Kelsey Pfendler is an American ocean rower and Colorado River guide who, in July 2026, set the fastest known time for a solo row from California to Hawaii, completing the Mid-Pacific crossing in 43 days, 17 hours, and 15 minutes. She became the first American woman and the youngest person to complete the solo crossing, and the third woman overall to do so, after Roz Savage and Lia Ditton.

==Early life and background==
Pfendler began her maritime career as a raft guide at the age of 18. Since 2018, she has worked as a boatman leading multi-day whitewater trips on the Colorado River in the Grand Canyon. During the river-guiding off-season, she has worked as an emergency room technician.

==Ocean crossings==

===The Atlantic (2020)===
In 2020, Pfendler crossed the Atlantic Ocean by sail, gaining her first experience of a transoceanic passage.

===Competitive rafting===
Pfendler competed on the USA Women's Open Raft Race Team and represented the United States in the World Rafting Championships, held in Bosnia and Herzegovina in 2022.

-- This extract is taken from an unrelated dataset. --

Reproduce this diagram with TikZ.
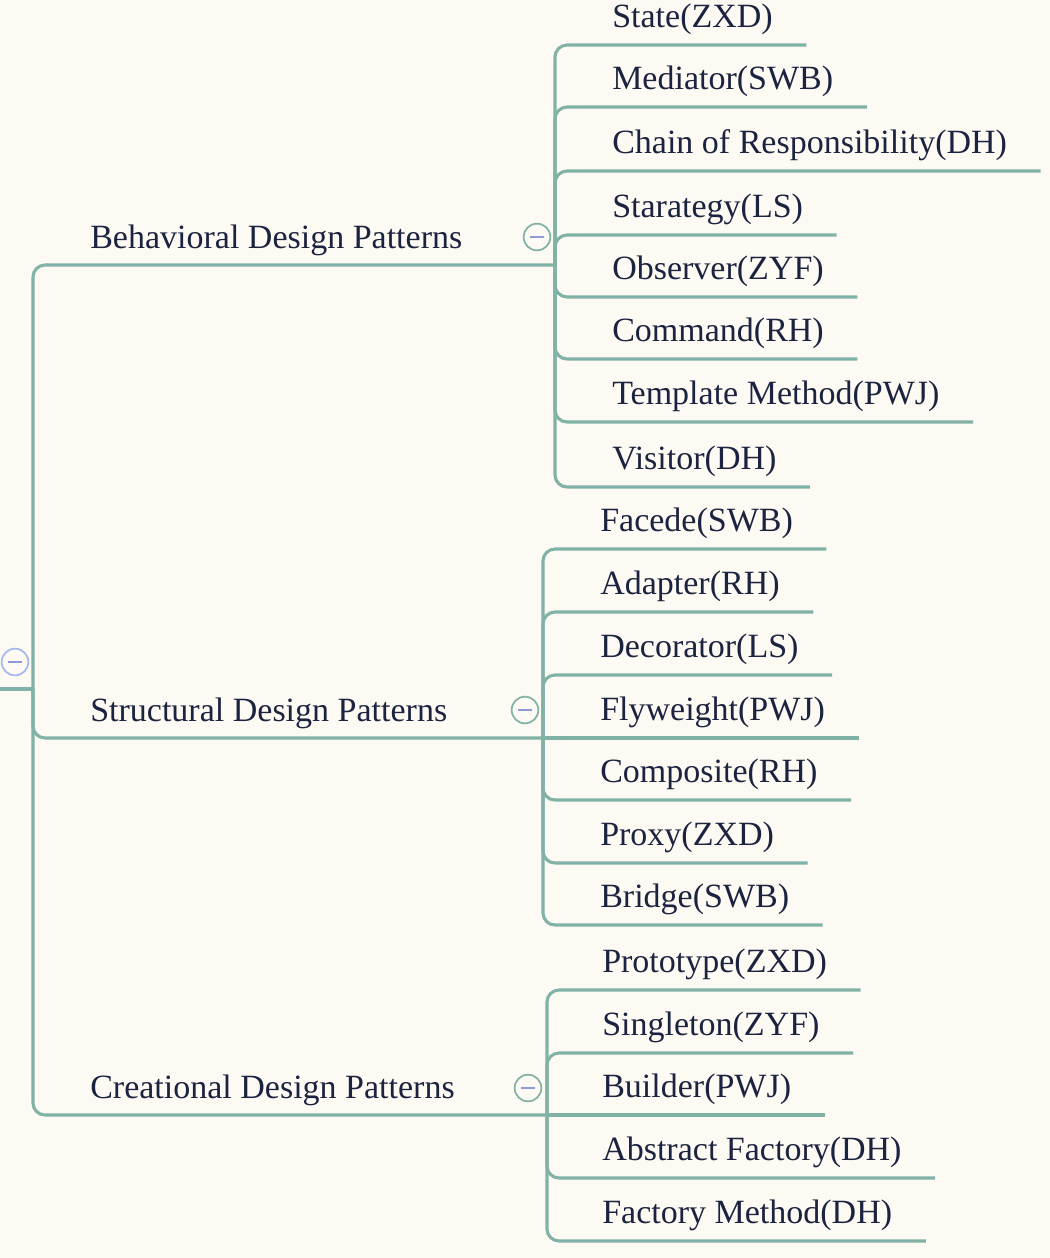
\documentclass[tikz,border=0pt]{standalone}
\usepackage{fontspec}
\setmainfont{Liberation Serif}
\usepackage{xcolor}
\usepackage{tikz}
\usetikzlibrary{calc}

\begin{document}
\begin{tikzpicture}[
  x=0.75pt, y=-0.75pt,
  font=\fontsize{25.5}{30}\selectfont,
  link/.style={draw=lineC, line width=2.3pt, rounded corners=9pt},
  topic/.style={anchor=south west, inner xsep=0pt, inner ysep=12pt, text depth=0pt, text=inkC},
  leaf/.style={anchor=south west, inner xsep=0pt, inner ysep=12.8pt, text depth=0pt, text=inkC},
  fold/.style={circle, draw=#1, line width=1.3pt, fill=bgC, minimum size=20pt, inner sep=0pt,
    path picture={\draw[minusC, line width=1.5pt] ([xshift=-5pt]path picture bounding box.center) -- ([xshift=5pt]path picture bounding box.center);}},
]
\definecolor{bgC}{HTML}{FDFAF3}
\definecolor{lineC}{HTML}{80B2A6}
\definecolor{inkC}{HTML}{1C2340}
\definecolor{minusC}{HTML}{8E9BD8}
\definecolor{rootC}{HTML}{A4B8F0}

\fill[bgC] (0,0) rectangle (1050,1258);
\useasboundingbox (0,0) rectangle (1050,1258);

% root and trunk
\coordinate (rt0) at (0,689);
\coordinate (rt) at (33,689);
\coordinate (bj) at (555,265);
\coordinate (sj) at (543,738);
\coordinate (cj) at (547,1115);
\draw[link] (rt0) -- (rt);
\draw[link] (rt) |- (bj);
\draw[link] (rt) |- (sj);
\draw[link] (rt) |- (cj);

\node[topic] (bh) at (90,265) {Behavioral Design Patterns};
\node[topic] (st) at (90,738) {Structural Design Patterns};
\node[topic] (cr) at (90,1115) {Creational Design Patterns};

% behavioral
\node[leaf] (b1) at (612,45) {State(ZXD)};
\node[leaf] (b2) at (612,107) {Mediator(SWB)};
\node[leaf] (b3) at (612,171) {Chain of Responsibility(DH)};
\node[leaf] (b4) at (612,235) {Starategy(LS)};
\node[leaf] (b5) at (612,297) {Observer(ZYF)};
\node[leaf] (b6) at (612,359) {Command(RH)};
\node[leaf] (b7) at (612,422) {Template Method(PWJ)};
\node[leaf] (b8) at (612,487) {Visitor(DH)};
\draw[link] (bj) |- ([xshift=25pt]b1.south east); \draw[link] (bj) |- ([xshift=25pt]b2.south east);
\draw[link] (bj) |- ([xshift=25pt]b3.south east); \draw[link] (bj) |- ([xshift=25pt]b4.south east);
\draw[link] (bj) |- ([xshift=25pt]b5.south east); \draw[link] (bj) |- ([xshift=25pt]b6.south east);
\draw[link] (bj) |- ([xshift=25pt]b7.south east); \draw[link] (bj) |- ([xshift=25pt]b8.south east);

% structural
\node[leaf] (s1) at (600,549) {Facede(SWB)};
\node[leaf] (s2) at (600,612) {Adapter(RH)};
\node[leaf] (s3) at (600,675) {Decorator(LS)};
\node[leaf] (s4) at (600,738) {Flyweight(PWJ)};
\node[leaf] (s5) at (600,800) {Composite(RH)};
\node[leaf] (s6) at (600,863) {Proxy(ZXD)};
\node[leaf] (s7) at (600,925) {Bridge(SWB)};
\draw[link] (sj) |- ([xshift=25pt]s1.south east); \draw[link] (sj) |- ([xshift=25pt]s2.south east);
\draw[link] (sj) |- ([xshift=25pt]s3.south east); \draw[link] (sj) -- ([xshift=25pt]s4.south east);
\draw[link] (sj) |- ([xshift=25pt]s5.south east); \draw[link] (sj) |- ([xshift=25pt]s6.south east);
\draw[link] (sj) |- ([xshift=25pt]s7.south east);

% creational
\node[leaf] (c1) at (602,990) {Prototype(ZXD)};
\node[leaf] (c2) at (602,1053) {Singleton(ZYF)};
\node[leaf] (c3) at (602,1115) {Builder(PWJ)};
\node[leaf] (c4) at (602,1178) {Abstract Factory(DH)};
\node[leaf] (c5) at (602,1241) {Factory Method(DH)};
\draw[link] (cj) |- ([xshift=25pt]c1.south east); \draw[link] (cj) |- ([xshift=25pt]c2.south east);
\draw[link] (cj) -- ([xshift=25pt]c3.south east); \draw[link] (cj) |- ([xshift=25pt]c4.south east);
\draw[link] (cj) |- ([xshift=25pt]c5.south east);

% collapse buttons
\node[fold=rootC] (f0) at (15,662) {};
\node[fold=lineC] (f1) at (537,237) {};
\node[fold=lineC] (f2) at (525,710) {};
\node[fold=lineC] (f3) at (528,1088) {};
\end{tikzpicture}
\end{document}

===The Mid-Pacific (2024)===
Pfendler completed her second ocean crossing in 2024, rowing across the Mid-Pacific Ocean as part of a crewed expedition. The crossing provided her with the open-ocean rowing experience that would underpin her later solo attempt.

===Solo Mid-Pacific record row (2026)===
Her 2026 solo row from California to Hawaii began on Thursday, May 21, when she departed from Monterey, California. Pfendler rowed solo aboard a 24-foot ocean rowing boat, navigating the Mid-Pacific without motorised assistance.

She finished on July 4, 2026, at 12:54 a.m. MT (11:54 p.m. PST on July 3), docking at Ala Wai Harbor in Honolulu, setting a new fastest known time for the California–Hawaii solo ocean row. Her time of 43 days, 17 hours, and 55 minutes surpassed the previous overall record of 52 days, 13 hours, and 17 minutes set by Rob Eustace in 2014, as well as the women's record of 86 days, 10 hours, and 5 minutes set by Lia Ditton in 2020. She became the first American woman, the youngest person, and the third woman overall to complete the solo Mid-Pacific crossing, following Roz Savage and Ditton.